Would Israeli strikes help or hurt Iranians inside Iran seeking change?

  • Strikes on Iran’s nuclear program would further securitize Iran’s harsh domestic environment, providing hardliners with an excuse to further crack down on civil society and human rights defenders.
  • War would both put ordinary Iranians in the line of fire and serve to shrink the political space for the organic movement for greater rights and political change inside Iran that has challenged the authoritarian rule and harsh restrictions of the Islamic Republic across decades. 
  • This is a message that many Iranian human rights defenders have delivered for years. As Nobel Peace Prize Laureate Narges Mohammadi stated in October, “The path to peace cannot go through the dark and destructive tunnel of war. I hate war just as much as I despise tyranny, and I am as committed to peace as I am to democracy.

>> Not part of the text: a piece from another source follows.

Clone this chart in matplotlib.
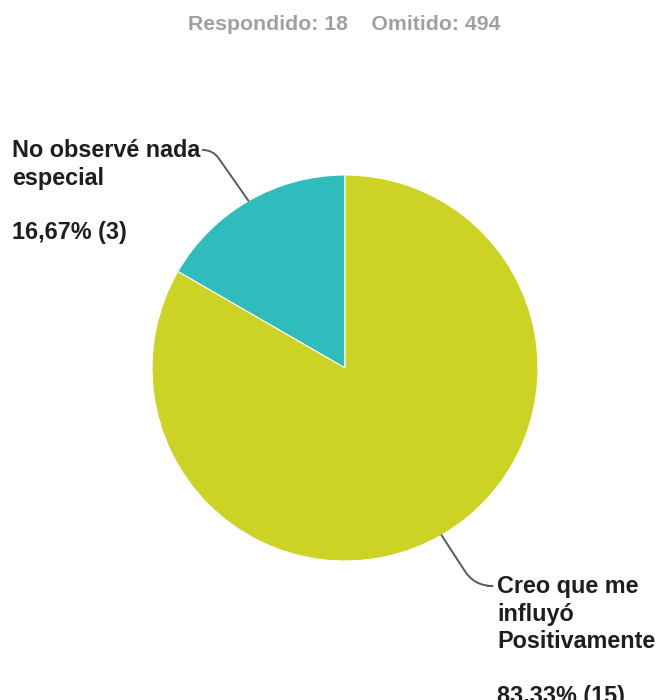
import numpy as np
import matplotlib
matplotlib.use("Agg")
import matplotlib.pyplot as plt

categories = ["No observé nada\nespecial", "Creo que me\ninfluyó\nPositivamente"]
counts = [3, 15]
pct_labels = ["16,67% (3)", "83,33% (15)"]
colors = ["#30bcbc", "#cdd324"]
title_text = "Respondido: 18    Omitido: 494"

W, H = 656, 700
fig = plt.figure(figsize=(W / 100, H / 100), dpi=100)
ax = fig.add_axes([0, 0, 1, 1])

def py(y):
    return H - y

cx, cy, R = 345, py(368), 193
wedges, _ = ax.pie(counts, colors=colors, startangle=90, counterclock=True,
                   center=(cx, cy), radius=R, frame=True,
                   wedgeprops=dict(edgecolor="white", linewidth=0.8))
ax.set_xlim(0, W)
ax.set_ylim(0, H)
ax.set_aspect("equal")
ax.axis("off")

font = "Liberation Sans"
txtcol = "#1e1e1e"
ax.text(344, py(25), title_text, ha="center", va="center", fontsize=15.3,
        fontweight="bold", color="#a0a0a0", family=font)

# label positions (layout)
label_pos = [(12, py(139)), (497, py(575))]
line_start = [(204, py(150)), (488, py(586))]
conn = ["angle,angleA=0,angleB=125,rad=10", "angle,angleA=0,angleB=123,rad=18"]

for i, w in enumerate(wedges):
    mid = np.deg2rad((w.theta1 + w.theta2) / 2)
    px_, py_ = cx + R * np.cos(mid), cy + R * np.sin(mid)
    x, y = label_pos[i]
    ax.text(x, y, categories[i] + "\n\n" + pct_labels[i], ha="left", va="top",
            fontsize=16.8, fontweight="bold", color=txtcol, family=font,
            linespacing=1.25)
    ax.annotate("", xy=(px_, py_), xytext=line_start[i],
                arrowprops=dict(arrowstyle="-", color="#5a5a5a", lw=1.4,
                                connectionstyle=conn[i], shrinkA=0, shrinkB=0))

fig.savefig("out.png", dpi=100)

What is President Trump’s position?

  • President Trump has signaled that he prefers a “Verified Nuclear Peace Agreement” with Iran to an Israeli bombing campaign, and has now appealed directly to Iran’s Supreme Leader for negotiations. This is the right instinct for all the reasons outlined above.
  • President Trump has stated that the alternative to a negotiated settlement “would be impossible” and has acknowledged that there are competing camps inside Iran that disagree on whether Iran should pursue weaponization, with Trump stating “There are many people at the top ranks of Iran that do not want to have a nuclear weapon.”
  • A verifiable nuclear agreement with Iran is possible precisely because Iranian concessions are largely a matter of physics while the U.S. concessions in a deal would be economic. The major hurdles are not technical, but political.